WHAT YOU SHOULD DO:
Copy each line below exactly and leave the pictures out.
• • • • •
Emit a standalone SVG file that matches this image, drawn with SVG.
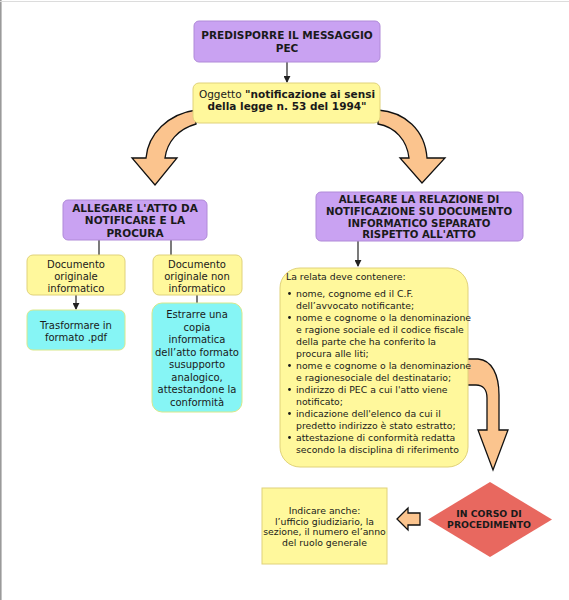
<svg xmlns="http://www.w3.org/2000/svg" width="569" height="600" viewBox="0 0 569 600">
<style>
text{font-family:"DejaVu Sans",Verdana,sans-serif;fill:#1a1a1a}
.t{font-size:10.5px;font-weight:bold;text-anchor:middle}
.n{font-size:10px;text-anchor:middle}
.s{font-size:9.3px}
.purple{fill:#c9a2f2;stroke:#b08ad8;stroke-width:1}
.yellow{fill:#fff89c;stroke:#e0d27a;stroke-width:1}
.cyan{fill:#86f5f5;stroke:#d8e88a;stroke-width:1}
.orange{fill:#fbc48e;stroke:#111;stroke-width:1.3;stroke-linejoin:miter}
.line{stroke:#222;stroke-width:1.2;fill:none}
</style>
<defs>
<marker id="ah" viewBox="0 0 8 8" refX="7" refY="4" markerWidth="7" markerHeight="7" markerUnits="userSpaceOnUse" orient="auto">
<path d="M0,0 L8,4 L0,8 Z" fill="#222"/>
</marker>
</defs>
<rect x="0" y="0" width="569" height="600" fill="#fff"/>
<line x1="0.8" y1="0" x2="0.8" y2="600" stroke="#9a9a9a" stroke-width="1.6"/>
<line x1="0" y1="1.5" x2="569" y2="1.5" stroke="#dcdcdc" stroke-width="1"/>

<g id="connectors">
<line class="line" x1="287" y1="62" x2="287" y2="82" marker-end="url(#ah)"/>
<path class="orange" d="M196,110 C168,114 148,134 146,158 L132,158 L155,185 L177,158 L165,158 C167,142 178,129 196,124 Z"/>
<path class="orange" d="M378,110 C405,112 425,130 427,158 L445,158 L422,183 L400,158 L409,158 C407,140 395,127 378,124 Z"/>
<line class="line" x1="99" y1="240" x2="99" y2="256"/>
<line class="line" x1="171" y1="240" x2="171" y2="256"/>
<line class="line" x1="76" y1="295" x2="76" y2="309" marker-end="url(#ah)"/>
<line class="line" x1="197" y1="295" x2="197" y2="304"/>
<line class="line" x1="358" y1="241" x2="358" y2="266" marker-end="url(#ah)"/>
<path class="orange" d="M460,359 L478,359 C492,360 499,375 499,395 L499,430 L508,430 L493,470 L478,430 L487,430 L487,398 C487,390 483,385 476,385 L460,385 Z"/>
<path class="orange" d="M397,519 L408,508 L408,513 L420,513 L420,525 L408,525 L408,530 Z"/>
</g>

<g id="n-predisporre">
<rect class="purple" x="194" y="21" width="186" height="41" rx="5"/>
<text class="t" x="287" y="39">PREDISPORRE IL MESSAGGIO</text>
<text class="t" x="287" y="52">PEC</text>
</g>

<g id="n-oggetto">
<rect class="yellow" x="193" y="83" width="187" height="40" rx="6"/>
<text x="287" y="98" style="font-size:10.5px;text-anchor:middle">Oggetto <tspan font-weight="bold">"notificazione ai sensi</tspan></text>
<text class="t" x="287" y="110">della legge n. 53 del 1994"</text>
</g>

<g id="n-allegare-atto">
<rect class="purple" x="63" y="200" width="144" height="40" rx="5"/>
<text class="t" x="135" y="212">ALLEGARE L'ATTO DA</text>
<text class="t" x="135" y="224">NOTIFICARE E LA</text>
<text class="t" x="135" y="237">PROCURA</text>
</g>

<g id="n-allegare-relazione">
<rect class="purple" x="316" y="192" width="207" height="49" rx="5"/>
<text class="t" x="419" y="203" style="font-size:10.2px">ALLEGARE LA RELAZIONE DI</text>
<text class="t" x="419" y="214.8" style="font-size:10.2px">NOTIFICAZIONE SU DOCUMENTO</text>
<text class="t" x="419" y="226.6" style="font-size:10.2px">INFORMATICO SEPARATO</text>
<text class="t" x="419" y="238.4" style="font-size:10.2px">RISPETTO ALL'ATTO</text>
</g>

<g id="n-doc-informatico">
<rect class="yellow" x="27" y="255" width="98" height="40" rx="6"/>
<text class="n" x="76" y="268">Documento</text>
<text class="n" x="76" y="280">originale</text>
<text class="n" x="76" y="292">informatico</text>
</g>

<g id="n-doc-non-informatico">
<rect class="yellow" x="153" y="255" width="89" height="40" rx="6"/>
<text class="n" x="197" y="268">Documento</text>
<text class="n" x="197" y="280">originale non</text>
<text class="n" x="197" y="292">informatico</text>
</g>

<g id="n-trasformare">
<rect class="cyan" x="27" y="310" width="98" height="40" rx="6"/>
<text class="n" x="76" y="329">Trasformare in</text>
<text class="n" x="76" y="341">formato .pdf</text>
</g>

<g id="n-estrarre">
<rect class="cyan" x="152" y="303" width="90" height="109" rx="10"/>
<text class="n" x="197" y="318">Estrarre una</text>
<text class="n" x="197" y="331">copia</text>
<text class="n" x="197" y="343">informatica</text>
<text class="n" x="197" y="356">dell’atto formato</text>
<text class="n" x="197" y="368">susupporto</text>
<text class="n" x="197" y="381">analogico,</text>
<text class="n" x="197" y="393">attestandone la</text>
<text class="n" x="197" y="406">conformità</text>
</g>

<g id="n-relata">
<rect class="yellow" x="280" y="268" width="188" height="199" rx="20"/>
<text class="s" x="286" y="280">La relata deve contenere:</text>
<g fill="#1a1a1a">
<circle cx="289.5" cy="293.5" r="1.4"/>
<circle cx="289.5" cy="317.5" r="1.4"/>
<circle cx="289.5" cy="365.5" r="1.4"/>
<circle cx="289.5" cy="389.5" r="1.4"/>
<circle cx="289.5" cy="413.5" r="1.4"/>
<circle cx="289.5" cy="437.5" r="1.4"/>
</g>
<text class="s" x="296" y="297">nome, cognome ed il C.F.</text>
<text class="s" x="296" y="309">dell’avvocato notificante;</text>
<text class="s" x="296" y="321">nome e cognome o la denominazione</text>
<text class="s" x="296" y="333">e ragione sociale ed il codice fiscale</text>
<text class="s" x="296" y="345">della parte che ha conferito la</text>
<text class="s" x="296" y="357">procura alle liti;</text>
<text class="s" x="296" y="369">nome e cognome o la denominazione</text>
<text class="s" x="296" y="381">e ragionesociale del destinatario;</text>
<text class="s" x="296" y="393">indirizzo di PEC a cui l'atto viene</text>
<text class="s" x="296" y="405">notificato;</text>
<text class="s" x="296" y="417">indicazione dell'elenco da cui il</text>
<text class="s" x="296" y="429">predetto indirizzo è stato estratto;</text>
<text class="s" x="296" y="441">attestazione di conformità redatta</text>
<text class="s" x="296" y="453">secondo la disciplina di riferimento</text>
</g>

<g id="n-in-corso">
<path d="M428,519.5 L490,482 L552,519.5 L490,557 Z" fill="#e8685f"/>
<text class="t" x="489" y="517" style="font-size:9.3px">IN CORSO DI</text>
<text class="t" x="489" y="528" style="font-size:9.3px">PROCEDIMENTO</text>
</g>

<g id="n-indicare">
<rect class="yellow" x="262" y="488" width="125" height="76"/>
<text class="s" x="324.5" y="514" text-anchor="middle">Indicare anche:</text>
<text class="s" x="324.5" y="525" text-anchor="middle">l’ufficio giudiziario, la</text>
<text class="s" x="324.5" y="535" text-anchor="middle">sezione, il numero el’anno</text>
<text class="s" x="324.5" y="545.5" text-anchor="middle">del ruolo generale</text>
</g>
</svg>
• • • • •
SOLUTION FOR THIS EXERCISE:
Emit a standalone SVG file that matches this image, drawn with SVG.
<svg xmlns="http://www.w3.org/2000/svg" width="569" height="600" viewBox="0 0 569 600">
<style>
text{font-family:"DejaVu Sans",Verdana,sans-serif;fill:#1a1a1a}
.t{font-size:10.5px;font-weight:bold;text-anchor:middle}
.n{font-size:10px;text-anchor:middle}
.s{font-size:9.3px}
.purple{fill:#c9a2f2;stroke:#b08ad8;stroke-width:1}
.yellow{fill:#fff89c;stroke:#e0d27a;stroke-width:1}
.cyan{fill:#86f5f5;stroke:#d8e88a;stroke-width:1}
.orange{fill:#fbc48e;stroke:#111;stroke-width:1.3;stroke-linejoin:miter}
.line{stroke:#222;stroke-width:1.2;fill:none}
</style>
<defs>
<marker id="ah" viewBox="0 0 8 8" refX="7" refY="4" markerWidth="7" markerHeight="7" markerUnits="userSpaceOnUse" orient="auto">
<path d="M0,0 L8,4 L0,8 Z" fill="#222"/>
</marker>
</defs>
<rect x="0" y="0" width="569" height="600" fill="#fff"/>
<line x1="0.8" y1="0" x2="0.8" y2="600" stroke="#9a9a9a" stroke-width="1.6"/>
<line x1="0" y1="1.5" x2="569" y2="1.5" stroke="#dcdcdc" stroke-width="1"/>

<g id="connectors">
<line class="line" x1="287" y1="62" x2="287" y2="82" marker-end="url(#ah)"/>
<path class="orange" d="M196,110 C168,114 148,134 146,158 L132,158 L155,185 L177,158 L165,158 C167,142 178,129 196,124 Z"/>
<path class="orange" d="M378,110 C405,112 425,130 427,158 L445,158 L422,183 L400,158 L409,158 C407,140 395,127 378,124 Z"/>
<line class="line" x1="99" y1="240" x2="99" y2="256"/>
<line class="line" x1="171" y1="240" x2="171" y2="256"/>
<line class="line" x1="76" y1="295" x2="76" y2="309" marker-end="url(#ah)"/>
<line class="line" x1="197" y1="295" x2="197" y2="304"/>
<line class="line" x1="358" y1="241" x2="358" y2="266" marker-end="url(#ah)"/>
<path class="orange" d="M460,359 L478,359 C492,360 499,375 499,395 L499,430 L508,430 L493,470 L478,430 L487,430 L487,398 C487,390 483,385 476,385 L460,385 Z"/>
<path class="orange" d="M397,519 L408,508 L408,513 L420,513 L420,525 L408,525 L408,530 Z"/>
</g>

<g id="n-predisporre">
<rect class="purple" x="194" y="21" width="186" height="41" rx="5"/>
<text class="t" x="287" y="39">PREDISPORRE IL MESSAGGIO</text>
<text class="t" x="287" y="52">PEC</text>
</g>

<g id="n-oggetto">
<rect class="yellow" x="193" y="83" width="187" height="40" rx="6"/>
<text x="287" y="98" style="font-size:10.5px;text-anchor:middle">Oggetto <tspan font-weight="bold">"notificazione ai sensi</tspan></text>
<text class="t" x="287" y="110">della legge n. 53 del 1994"</text>
</g>

<g id="n-allegare-atto">
<rect class="purple" x="63" y="200" width="144" height="40" rx="5"/>
<text class="t" x="135" y="212">ALLEGARE L'ATTO DA</text>
<text class="t" x="135" y="224">NOTIFICARE E LA</text>
<text class="t" x="135" y="237">PROCURA</text>
</g>

<g id="n-allegare-relazione">
<rect class="purple" x="316" y="192" width="207" height="49" rx="5"/>
<text class="t" x="419" y="203" style="font-size:10.2px">ALLEGARE LA RELAZIONE DI</text>
<text class="t" x="419" y="214.8" style="font-size:10.2px">NOTIFICAZIONE SU DOCUMENTO</text>
<text class="t" x="419" y="226.6" style="font-size:10.2px">INFORMATICO SEPARATO</text>
<text class="t" x="419" y="238.4" style="font-size:10.2px">RISPETTO ALL'ATTO</text>
</g>

<g id="n-doc-informatico">
<rect class="yellow" x="27" y="255" width="98" height="40" rx="6"/>
<text class="n" x="76" y="268">Documento</text>
<text class="n" x="76" y="280">originale</text>
<text class="n" x="76" y="292">informatico</text>
</g>

<g id="n-doc-non-informatico">
<rect class="yellow" x="153" y="255" width="89" height="40" rx="6"/>
<text class="n" x="197" y="268">Documento</text>
<text class="n" x="197" y="280">originale non</text>
<text class="n" x="197" y="292">informatico</text>
</g>

<g id="n-trasformare">
<rect class="cyan" x="27" y="310" width="98" height="40" rx="6"/>
<text class="n" x="76" y="329">Trasformare in</text>
<text class="n" x="76" y="341">formato .pdf</text>
</g>

<g id="n-estrarre">
<rect class="cyan" x="152" y="303" width="90" height="109" rx="10"/>
<text class="n" x="197" y="318">Estrarre una</text>
<text class="n" x="197" y="331">copia</text>
<text class="n" x="197" y="343">informatica</text>
<text class="n" x="197" y="356">dell’atto formato</text>
<text class="n" x="197" y="368">susupporto</text>
<text class="n" x="197" y="381">analogico,</text>
<text class="n" x="197" y="393">attestandone la</text>
<text class="n" x="197" y="406">conformità</text>
</g>

<g id="n-relata">
<rect class="yellow" x="280" y="268" width="188" height="199" rx="20"/>
<text class="s" x="286" y="280">La relata deve contenere:</text>
<g fill="#1a1a1a">
<circle cx="289.5" cy="293.5" r="1.4"/>
<circle cx="289.5" cy="317.5" r="1.4"/>
<circle cx="289.5" cy="365.5" r="1.4"/>
<circle cx="289.5" cy="389.5" r="1.4"/>
<circle cx="289.5" cy="413.5" r="1.4"/>
<circle cx="289.5" cy="437.5" r="1.4"/>
</g>
<text class="s" x="296" y="297">nome, cognome ed il C.F.</text>
<text class="s" x="296" y="309">dell’avvocato notificante;</text>
<text class="s" x="296" y="321">nome e cognome o la denominazione</text>
<text class="s" x="296" y="333">e ragione sociale ed il codice fiscale</text>
<text class="s" x="296" y="345">della parte che ha conferito la</text>
<text class="s" x="296" y="357">procura alle liti;</text>
<text class="s" x="296" y="369">nome e cognome o la denominazione</text>
<text class="s" x="296" y="381">e ragionesociale del destinatario;</text>
<text class="s" x="296" y="393">indirizzo di PEC a cui l'atto viene</text>
<text class="s" x="296" y="405">notificato;</text>
<text class="s" x="296" y="417">indicazione dell'elenco da cui il</text>
<text class="s" x="296" y="429">predetto indirizzo è stato estratto;</text>
<text class="s" x="296" y="441">attestazione di conformità redatta</text>
<text class="s" x="296" y="453">secondo la disciplina di riferimento</text>
</g>

<g id="n-in-corso">
<path d="M428,519.5 L490,482 L552,519.5 L490,557 Z" fill="#e8685f"/>
<text class="t" x="489" y="517" style="font-size:9.3px">IN CORSO DI</text>
<text class="t" x="489" y="528" style="font-size:9.3px">PROCEDIMENTO</text>
</g>

<g id="n-indicare">
<rect class="yellow" x="262" y="488" width="125" height="76"/>
<text class="s" x="324.5" y="514" text-anchor="middle">Indicare anche:</text>
<text class="s" x="324.5" y="525" text-anchor="middle">l’ufficio giudiziario, la</text>
<text class="s" x="324.5" y="535" text-anchor="middle">sezione, il numero el’anno</text>
<text class="s" x="324.5" y="545.5" text-anchor="middle">del ruolo generale</text>
</g>
</svg>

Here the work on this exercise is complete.